Birmingham, Ala. (September 25, 2014) – When we think of nursing homes, images of cold, institutional spaces typically come to mind. For many years nursing-home design was based more on hospital settings than what the space actually is: a home. By definition, the occupants are residents and not patients. The majority will live the rest of their lives in that facility, with limited access to the outside. Bringing in plenty of natural light is important to their well-being, and it has a direct impact on their physical and psychological health.
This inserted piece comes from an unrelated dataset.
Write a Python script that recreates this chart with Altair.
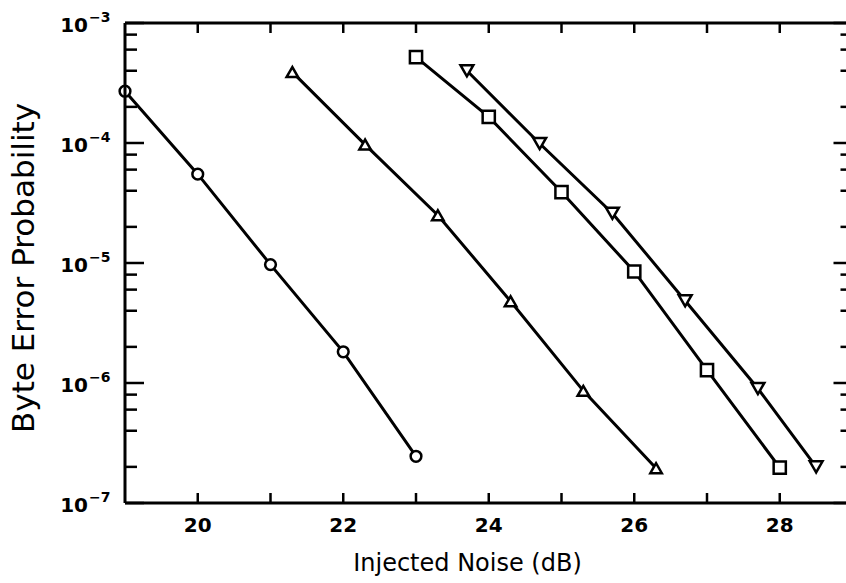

In addition to providing warm, pleasing illumination, natural light can help alleviate certain common ailments experienced by the elderly. High contrast and glare from artificial lights adversely affect visual cues and can create disorientation. Sleep disorders and lack of a sense of time are other common problems, as nursing home residents rarely have the opportunity to go outside. Natural lighting helps us to know the time of day and sets our circadian rhythms. Studies conducted at UAB have even found a correlation between natural lighting and cognitive impairment in individuals suffering from depression- another common ailment of the elderly. In addition to its effects on patient health, natural lighting can reduce the need for electrical lighting and lower a building’s operating expenses, leaving more room in budgets to benefit residents’ experiences.
State guidelines require a minimum window size (based on room area), but these requirements only apply to bedrooms, and don’t mandate the implementation of the important lighting concepts outlined above; this is the responsibility of the architect. The incorporation of thoughtful lighting concepts by the architect greatly enhances the quality of life for nursing home residents.